- What you should do
Extract everything from the first line through the line with "x = list(range(len(categories)))", both ends included, except for any pictures.

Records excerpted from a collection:
-- -- --
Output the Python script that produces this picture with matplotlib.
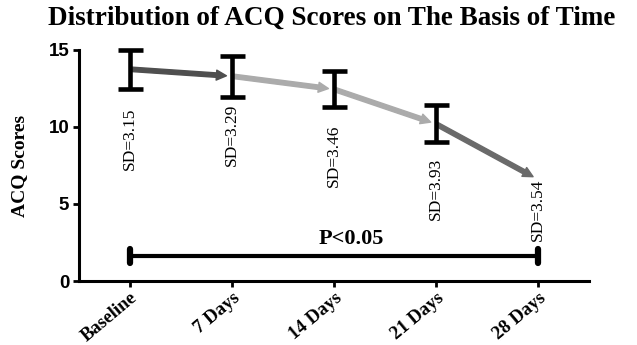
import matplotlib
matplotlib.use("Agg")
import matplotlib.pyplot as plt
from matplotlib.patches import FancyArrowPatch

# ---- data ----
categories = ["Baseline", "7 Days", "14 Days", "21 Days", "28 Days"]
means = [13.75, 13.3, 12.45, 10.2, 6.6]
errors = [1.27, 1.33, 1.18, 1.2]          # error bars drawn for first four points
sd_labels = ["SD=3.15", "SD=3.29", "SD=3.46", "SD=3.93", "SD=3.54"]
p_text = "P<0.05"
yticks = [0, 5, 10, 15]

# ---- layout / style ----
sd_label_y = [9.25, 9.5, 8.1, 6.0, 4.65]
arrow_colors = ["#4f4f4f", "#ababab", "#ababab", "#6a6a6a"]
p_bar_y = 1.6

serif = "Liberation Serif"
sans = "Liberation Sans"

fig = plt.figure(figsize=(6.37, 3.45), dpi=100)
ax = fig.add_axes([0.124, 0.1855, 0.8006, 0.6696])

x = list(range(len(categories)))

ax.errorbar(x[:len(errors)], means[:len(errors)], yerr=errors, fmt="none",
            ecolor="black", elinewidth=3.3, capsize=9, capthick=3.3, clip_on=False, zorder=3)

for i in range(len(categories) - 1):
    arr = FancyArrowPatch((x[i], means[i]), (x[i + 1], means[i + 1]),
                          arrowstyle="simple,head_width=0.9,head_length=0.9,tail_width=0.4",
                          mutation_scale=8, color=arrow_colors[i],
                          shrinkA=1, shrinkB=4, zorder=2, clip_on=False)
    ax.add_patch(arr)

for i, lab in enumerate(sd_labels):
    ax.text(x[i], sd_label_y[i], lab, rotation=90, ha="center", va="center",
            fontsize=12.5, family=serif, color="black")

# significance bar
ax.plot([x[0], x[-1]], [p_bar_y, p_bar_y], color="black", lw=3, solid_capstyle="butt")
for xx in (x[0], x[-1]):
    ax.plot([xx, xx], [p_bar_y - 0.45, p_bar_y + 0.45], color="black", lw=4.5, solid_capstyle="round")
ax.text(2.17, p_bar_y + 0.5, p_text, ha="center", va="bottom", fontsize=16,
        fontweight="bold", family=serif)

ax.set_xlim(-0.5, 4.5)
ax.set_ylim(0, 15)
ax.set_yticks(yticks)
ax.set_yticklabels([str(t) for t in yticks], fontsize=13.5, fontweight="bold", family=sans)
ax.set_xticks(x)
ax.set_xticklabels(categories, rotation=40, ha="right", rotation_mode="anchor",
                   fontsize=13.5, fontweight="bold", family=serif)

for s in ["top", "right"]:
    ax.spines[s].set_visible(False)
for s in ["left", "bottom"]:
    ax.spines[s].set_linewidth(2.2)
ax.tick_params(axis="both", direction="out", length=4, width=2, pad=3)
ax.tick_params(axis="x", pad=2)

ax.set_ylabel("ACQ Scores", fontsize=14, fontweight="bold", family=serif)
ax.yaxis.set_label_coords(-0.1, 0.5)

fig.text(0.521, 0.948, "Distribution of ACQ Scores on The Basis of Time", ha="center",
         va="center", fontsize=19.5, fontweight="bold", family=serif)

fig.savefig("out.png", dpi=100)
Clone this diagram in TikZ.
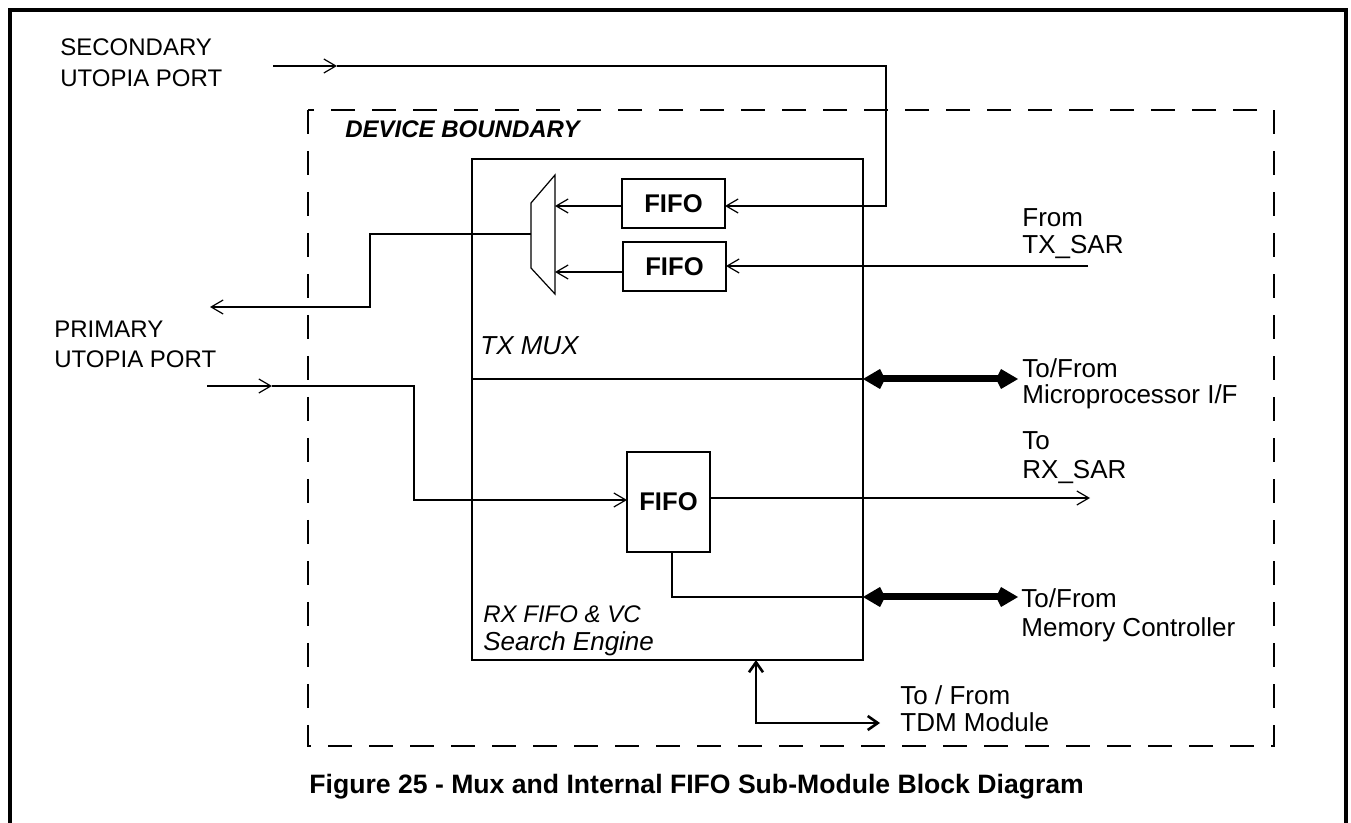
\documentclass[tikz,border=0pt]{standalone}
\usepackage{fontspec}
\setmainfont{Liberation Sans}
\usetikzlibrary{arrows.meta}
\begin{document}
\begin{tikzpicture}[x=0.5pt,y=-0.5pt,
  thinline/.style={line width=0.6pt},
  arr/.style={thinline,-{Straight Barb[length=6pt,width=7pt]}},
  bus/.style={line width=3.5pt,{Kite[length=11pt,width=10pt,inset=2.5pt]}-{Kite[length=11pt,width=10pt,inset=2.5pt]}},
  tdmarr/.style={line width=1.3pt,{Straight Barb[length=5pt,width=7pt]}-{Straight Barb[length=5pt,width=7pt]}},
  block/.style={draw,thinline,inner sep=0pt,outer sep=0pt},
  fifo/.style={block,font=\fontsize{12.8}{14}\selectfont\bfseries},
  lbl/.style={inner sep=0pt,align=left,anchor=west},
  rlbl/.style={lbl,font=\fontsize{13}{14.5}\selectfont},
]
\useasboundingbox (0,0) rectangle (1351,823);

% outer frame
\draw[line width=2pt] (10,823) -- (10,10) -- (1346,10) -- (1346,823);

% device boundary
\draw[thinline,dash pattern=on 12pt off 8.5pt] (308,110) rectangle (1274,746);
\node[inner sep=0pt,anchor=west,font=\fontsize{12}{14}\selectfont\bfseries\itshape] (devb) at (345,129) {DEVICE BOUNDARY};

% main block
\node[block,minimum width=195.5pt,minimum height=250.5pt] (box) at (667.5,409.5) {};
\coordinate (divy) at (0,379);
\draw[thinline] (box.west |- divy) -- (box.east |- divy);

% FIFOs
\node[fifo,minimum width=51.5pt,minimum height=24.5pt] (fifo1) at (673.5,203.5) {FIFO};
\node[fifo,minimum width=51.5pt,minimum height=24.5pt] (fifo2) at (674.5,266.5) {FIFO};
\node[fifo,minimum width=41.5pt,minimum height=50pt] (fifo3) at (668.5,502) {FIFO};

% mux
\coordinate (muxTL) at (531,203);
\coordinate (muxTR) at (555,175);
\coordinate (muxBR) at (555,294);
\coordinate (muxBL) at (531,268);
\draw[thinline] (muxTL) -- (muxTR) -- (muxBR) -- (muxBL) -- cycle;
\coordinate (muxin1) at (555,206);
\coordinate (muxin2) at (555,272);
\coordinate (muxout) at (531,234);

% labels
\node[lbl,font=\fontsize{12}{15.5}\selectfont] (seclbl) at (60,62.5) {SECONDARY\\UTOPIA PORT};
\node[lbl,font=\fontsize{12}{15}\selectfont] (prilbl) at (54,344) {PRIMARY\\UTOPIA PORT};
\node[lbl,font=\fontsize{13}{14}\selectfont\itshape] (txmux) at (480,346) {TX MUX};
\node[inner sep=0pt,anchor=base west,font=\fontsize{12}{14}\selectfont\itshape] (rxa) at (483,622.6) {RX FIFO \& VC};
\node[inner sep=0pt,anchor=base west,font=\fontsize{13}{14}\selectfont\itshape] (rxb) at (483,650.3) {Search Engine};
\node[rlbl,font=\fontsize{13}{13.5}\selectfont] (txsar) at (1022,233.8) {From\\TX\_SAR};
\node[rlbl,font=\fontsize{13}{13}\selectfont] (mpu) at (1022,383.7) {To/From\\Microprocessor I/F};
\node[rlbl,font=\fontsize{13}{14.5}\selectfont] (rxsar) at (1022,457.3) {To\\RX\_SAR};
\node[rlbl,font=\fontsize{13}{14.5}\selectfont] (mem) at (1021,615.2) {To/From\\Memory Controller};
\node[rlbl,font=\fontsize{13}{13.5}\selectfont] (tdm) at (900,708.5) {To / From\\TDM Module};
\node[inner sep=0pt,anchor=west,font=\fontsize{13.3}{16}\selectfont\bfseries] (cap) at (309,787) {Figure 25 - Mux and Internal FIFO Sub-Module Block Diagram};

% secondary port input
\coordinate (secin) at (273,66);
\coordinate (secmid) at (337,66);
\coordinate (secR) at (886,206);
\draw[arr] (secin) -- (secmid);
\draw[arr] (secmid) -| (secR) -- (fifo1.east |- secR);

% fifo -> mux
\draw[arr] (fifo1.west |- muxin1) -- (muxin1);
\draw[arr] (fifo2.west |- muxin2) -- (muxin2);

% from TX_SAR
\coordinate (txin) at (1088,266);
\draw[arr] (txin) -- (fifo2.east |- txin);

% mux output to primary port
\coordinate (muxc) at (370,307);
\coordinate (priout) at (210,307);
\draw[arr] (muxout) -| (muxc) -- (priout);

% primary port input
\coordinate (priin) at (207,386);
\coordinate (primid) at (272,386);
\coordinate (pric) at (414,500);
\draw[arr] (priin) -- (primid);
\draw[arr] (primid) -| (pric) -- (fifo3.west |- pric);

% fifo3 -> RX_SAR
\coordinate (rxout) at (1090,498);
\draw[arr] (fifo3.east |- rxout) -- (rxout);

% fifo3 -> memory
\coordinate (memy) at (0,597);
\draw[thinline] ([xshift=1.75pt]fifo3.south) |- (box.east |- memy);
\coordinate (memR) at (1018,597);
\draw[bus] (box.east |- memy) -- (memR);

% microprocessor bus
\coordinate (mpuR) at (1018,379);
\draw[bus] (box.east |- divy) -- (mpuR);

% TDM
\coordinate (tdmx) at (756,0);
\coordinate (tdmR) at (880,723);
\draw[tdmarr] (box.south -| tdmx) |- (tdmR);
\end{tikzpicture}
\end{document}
-- -- --
- Final result
Output the Python script that produces this picture with matplotlib.
import matplotlib
matplotlib.use("Agg")
import matplotlib.pyplot as plt
from matplotlib.patches import FancyArrowPatch

# ---- data ----
categories = ["Baseline", "7 Days", "14 Days", "21 Days", "28 Days"]
means = [13.75, 13.3, 12.45, 10.2, 6.6]
errors = [1.27, 1.33, 1.18, 1.2]          # error bars drawn for first four points
sd_labels = ["SD=3.15", "SD=3.29", "SD=3.46", "SD=3.93", "SD=3.54"]
p_text = "P<0.05"
yticks = [0, 5, 10, 15]

# ---- layout / style ----
sd_label_y = [9.25, 9.5, 8.1, 6.0, 4.65]
arrow_colors = ["#4f4f4f", "#ababab", "#ababab", "#6a6a6a"]
p_bar_y = 1.6

serif = "Liberation Serif"
sans = "Liberation Sans"

fig = plt.figure(figsize=(6.37, 3.45), dpi=100)
ax = fig.add_axes([0.124, 0.1855, 0.8006, 0.6696])

x = list(range(len(categories)))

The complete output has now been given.